After numerous searches online, I think this answer may be the clue to why this is failing with the managed identity authentication service connection yet succeeding with the service principal connection just fine.
I just want to confirm, is this truly the case? that a hosted agent doesn't support MSI based authentication, which is what we are using… or has that changed?
We are indeed using Microsoft agent pool.
It doesn't make sense for our app service to use a VM at this time. The use case just isn't applicable for the dashboards we have.

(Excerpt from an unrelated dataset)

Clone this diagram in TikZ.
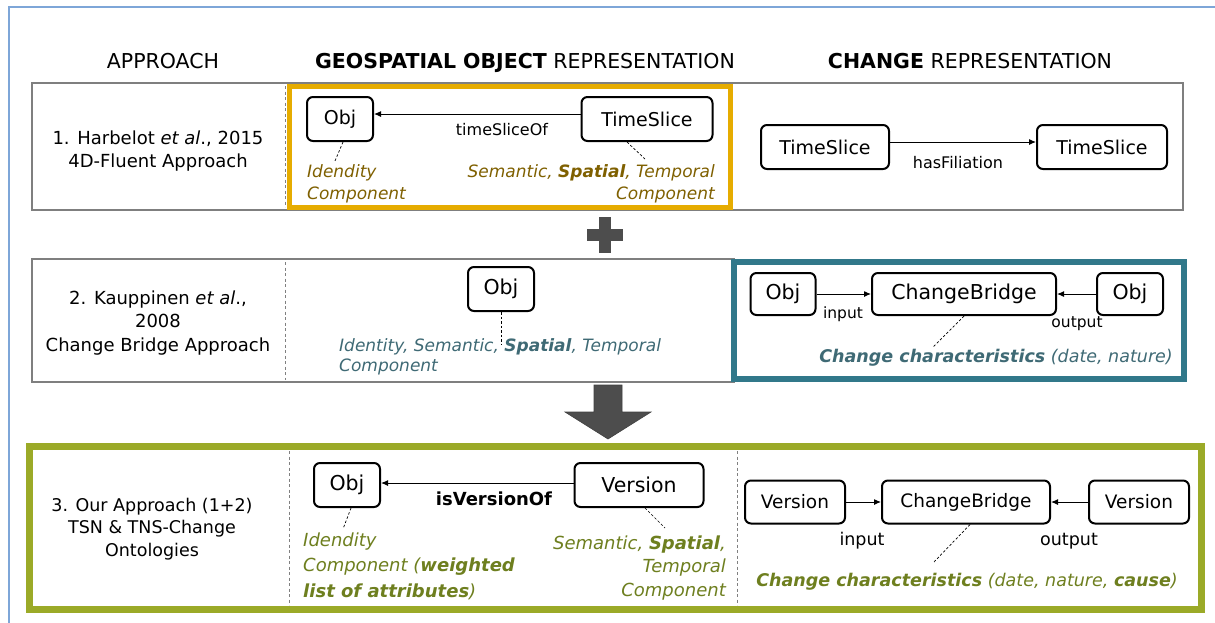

As it is written in the docs:
You are required to use a self-hosted agent on an Azure VM in order to use managed service identity
I assume that it was alway like that. Here we are talking abut MSI assigned to VM which serves as build agent. Not MSI which is identity of App Service. Why? Service Connection is an abstraction which makes easy authentication to your Azure Subscription. So it gives identity to VM and then when your perform some action against your Azure thanks to MSI Azure know that can perform that action. Another aption is authentication via Service Principal, but thi can be done from any VM (inlcuding MS Hosted) because it relies on Client Id and Client secret which is kept in service connections. And MSI have to be assigned to particular VM which cannot be done with MS Hosted agents.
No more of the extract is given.